>>>
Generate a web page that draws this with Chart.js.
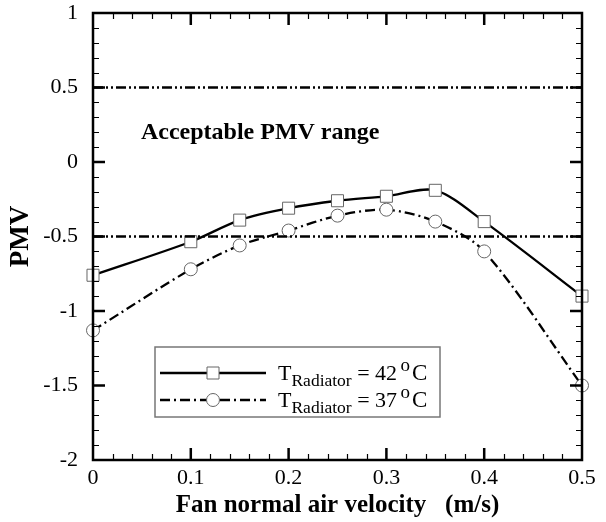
<!DOCTYPE html>
<html>
<head>
<meta charset="utf-8">
<script src="https://cdn.jsdelivr.net/npm/chart.js@4.4.0/dist/chart.umd.min.js"></script>
<style>
  html, body { margin: 0; padding: 0; background: #fff; }
  #wrap { width: 606px; height: 522px; }
</style>
</head>
<body>
<div id="wrap"><canvas id="pmvChart"></canvas></div>
<script>
// fan velocity (m/s) and PMV for both radiator temperatures
const velocity = [0, 0.1, 0.15, 0.2, 0.25, 0.3, 0.35, 0.4, 0.5]
const pmv42 = [-0.76, -0.535, -0.39, -0.31, -0.26, -0.23, -0.19, -0.40, -0.90]
const pmv37 = [-1.13, -0.72, -0.56, -0.46, -0.36, -0.32, -0.40, -0.60, -1.50]

// acceptable range limits
const limitX = [0, 0.5]
const upperLimit = [0.5, 0.5]
const lowerLimit = [-0.5, -0.5]

const legendTemps = ['42', '37']

const serif = "'Liberation Serif', 'Times New Roman', serif"
Chart.defaults.font.family = serif
Chart.defaults.color = '#000'

const toXY = (xs, ys) => xs.map((x, i) => ({x: x, y: ys[i]}))

const DASH_DOT = [10, 4, 2, 4]
const DASH_DOT_DOT = [10, 3, 2, 3, 2, 3]

// frame with inward ticks on all four sides, plus the text bits
const framePlugin = {
  id: 'framePlugin',
  afterDatasetsDraw(chart) {
    const {ctx, chartArea: a, scales: {x, y}} = chart
    ctx.save()
    ctx.strokeStyle = '#000'

    // minor ticks
    ctx.lineWidth = 1.2
    ctx.beginPath()
    for (let i = 0; i <= 25; i++) {
      if (i % 5 === 0) continue
      const px = Math.round(x.getPixelForValue(i * 0.02)) + 0.5
      ctx.moveTo(px, a.bottom); ctx.lineTo(px, a.bottom - 6)
      ctx.moveTo(px, a.top); ctx.lineTo(px, a.top + 6)
    }
    for (let i = 0; i <= 30; i++) {
      if (i % 5 === 0) continue
      const py = Math.round(y.getPixelForValue(-2 + i * 0.1)) + 0.5
      ctx.moveTo(a.left, py); ctx.lineTo(a.left + 6, py)
      ctx.moveTo(a.right, py); ctx.lineTo(a.right - 6, py)
    }
    ctx.stroke()

    // major ticks
    ctx.lineWidth = 2.5
    ctx.beginPath()
    for (let i = 1; i < 5; i++) {
      const px = x.getPixelForValue(i * 0.1)
      ctx.moveTo(px, a.bottom); ctx.lineTo(px, a.bottom - 12)
      ctx.moveTo(px, a.top); ctx.lineTo(px, a.top + 12)
    }
    for (let i = 1; i < 6; i++) {
      const py = y.getPixelForValue(-2 + i * 0.5)
      ctx.moveTo(a.left, py); ctx.lineTo(a.left + 12, py)
      ctx.moveTo(a.right, py); ctx.lineTo(a.right - 12, py)
    }
    ctx.stroke()

    ctx.lineWidth = 2.5
    ctx.strokeRect(a.left, a.top, a.right - a.left, a.bottom - a.top)

    // range label
    ctx.fillStyle = '#000'
    ctx.font = 'bold 24px ' + serif
    ctx.textBaseline = 'alphabetic'
    ctx.fillText('Acceptable PMV range', x.getPixelForValue(0.049), y.getPixelForValue(0.153))

    // legend box
    const bx = a.left + 62, by = a.top + 334, bw = 285, bh = 70
    ctx.fillStyle = '#fff'
    ctx.fillRect(bx, by, bw, bh)
    ctx.strokeStyle = '#777'
    ctx.lineWidth = 1.5
    ctx.strokeRect(bx, by, bw, bh)

    const rows = [
      {dy: 26, dash: [], marker: 'rect'},
      {dy: 53, dash: DASH_DOT, marker: 'circle'}
    ]
    rows.forEach((r, i) => {
      const ly = by + r.dy
      ctx.strokeStyle = '#000'
      ctx.lineWidth = 2.3
      ctx.setLineDash(r.dash)
      ctx.beginPath()
      ctx.moveTo(bx + 5, ly); ctx.lineTo(bx + 111, ly)
      ctx.stroke()
      ctx.setLineDash([])
      ctx.fillStyle = '#fff'
      ctx.strokeStyle = '#666'
      ctx.lineWidth = 1
      const mx = bx + 58
      ctx.beginPath()
      if (r.marker === 'rect') ctx.rect(mx - 6, ly - 6, 12, 12)
      else ctx.arc(mx, ly, 6.5, 0, Math.PI * 2)
      ctx.fill(); ctx.stroke()

      const base = ly + 7
      let tx = bx + 123
      ctx.fillStyle = '#000'
      ctx.font = '22px ' + serif
      ctx.fillText('T', tx, base)
      tx += ctx.measureText('T').width
      ctx.font = '17.5px ' + serif
      ctx.fillText('Radiator', tx, base + 6)
      tx += ctx.measureText('Radiator').width
      ctx.font = '22px ' + serif
      const mid = ' = ' + legendTemps[i] + ' '
      ctx.fillText(mid, tx, base)
      tx += ctx.measureText(mid).width - 2
      ctx.font = '19px ' + serif
      ctx.fillText('o', tx, base - 9)
      tx += ctx.measureText('o').width + 2
      ctx.font = '23px ' + serif
      ctx.fillText('C', tx, base)
    })
    ctx.restore()
  }
}

const config = {
  type: 'line',
  data: {
    datasets: [
      {
        label: 'upper limit',
        data: toXY(limitX, upperLimit),
        borderColor: '#000',
        borderWidth: 2.5,
        borderDash: DASH_DOT_DOT,
        pointRadius: 0
      },
      {
        label: 'lower limit',
        data: toXY(limitX, lowerLimit),
        borderColor: '#000',
        borderWidth: 2.5,
        borderDash: DASH_DOT_DOT,
        pointRadius: 0
      },
      {
        label: 'T Radiator = 42 oC',
        data: toXY(velocity, pmv42),
        borderColor: '#000',
        borderWidth: 2.3,
        tension: 0.3,
        pointStyle: 'rect',
        pointRadius: 8.5,
        pointBackgroundColor: '#fff',
        pointBorderColor: '#666',
        pointBorderWidth: 1,
        clip: false
      },
      {
        label: 'T Radiator = 37 oC',
        data: toXY(velocity, pmv37),
        borderColor: '#000',
        borderWidth: 2.3,
        borderDash: DASH_DOT,
        tension: 0.3,
        pointStyle: 'circle',
        pointRadius: 6.5,
        pointBackgroundColor: '#fff',
        pointBorderColor: '#666',
        pointBorderWidth: 1,
        clip: false
      }
    ]
  },
  options: {
    responsive: true,
    maintainAspectRatio: false,
    animation: false,
    layout: { padding: { top: 13, right: 24, left: 0, bottom: 0 } },
    plugins: {
      legend: { display: false },
      tooltip: { enabled: false }
    },
    scales: {
      x: {
        type: 'linear',
        min: 0,
        max: 0.5,
        afterFit: s => { s.height = 62; s.paddingLeft = 0; s.paddingRight = 0 },
        grid: { display: false, drawTicks: false },
        border: { display: false },
        ticks: { stepSize: 0.1, padding: 5, font: { size: 22 }, maxRotation: 0 },
        title: {
          display: true,
          text: 'Fan normal air velocity   (m/s)',
          font: { size: 25, weight: 'bold' },
          padding: { top: 0, bottom: 1 }
        }
      },
      y: {
        min: -2,
        max: 1,
        afterFit: s => { s.width = 93; s.paddingTop = 0; s.paddingBottom = 0 },
        grid: { display: false, drawTicks: false },
        border: { display: false },
        ticks: { stepSize: 0.5, padding: 15, font: { size: 22 }, callback: v => String(v) },
        title: {
          display: true,
          text: 'PMV',
          font: { size: 27, weight: 'bold' },
          padding: { top: 5, bottom: 0 }
        }
      }
    }
  },
  plugins: [framePlugin]
}

const pmvChart = new Chart(document.getElementById('pmvChart').getContext('2d'), config)
</script>
</body>
</html>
<<<
§ **What is asked**: Only lines belong in the copy: transcribe those from the start of the data through the line that contains "const DASH_DOT_DOT = [10, 3, 2, 3, 2, 3]", and skip the pictures.

§ **Result of this exercise**:
Generate a web page that draws this with Chart.js.
<!DOCTYPE html>
<html>
<head>
<meta charset="utf-8">
<script src="https://cdn.jsdelivr.net/npm/chart.js@4.4.0/dist/chart.umd.min.js"></script>
<style>
  html, body { margin: 0; padding: 0; background: #fff; }
  #wrap { width: 606px; height: 522px; }
</style>
</head>
<body>
<div id="wrap"><canvas id="pmvChart"></canvas></div>
<script>
// fan velocity (m/s) and PMV for both radiator temperatures
const velocity = [0, 0.1, 0.15, 0.2, 0.25, 0.3, 0.35, 0.4, 0.5]
const pmv42 = [-0.76, -0.535, -0.39, -0.31, -0.26, -0.23, -0.19, -0.40, -0.90]
const pmv37 = [-1.13, -0.72, -0.56, -0.46, -0.36, -0.32, -0.40, -0.60, -1.50]

// acceptable range limits
const limitX = [0, 0.5]
const upperLimit = [0.5, 0.5]
const lowerLimit = [-0.5, -0.5]

const legendTemps = ['42', '37']

const serif = "'Liberation Serif', 'Times New Roman', serif"
Chart.defaults.font.family = serif
Chart.defaults.color = '#000'

const toXY = (xs, ys) => xs.map((x, i) => ({x: x, y: ys[i]}))

const DASH_DOT = [10, 4, 2, 4]
const DASH_DOT_DOT = [10, 3, 2, 3, 2, 3]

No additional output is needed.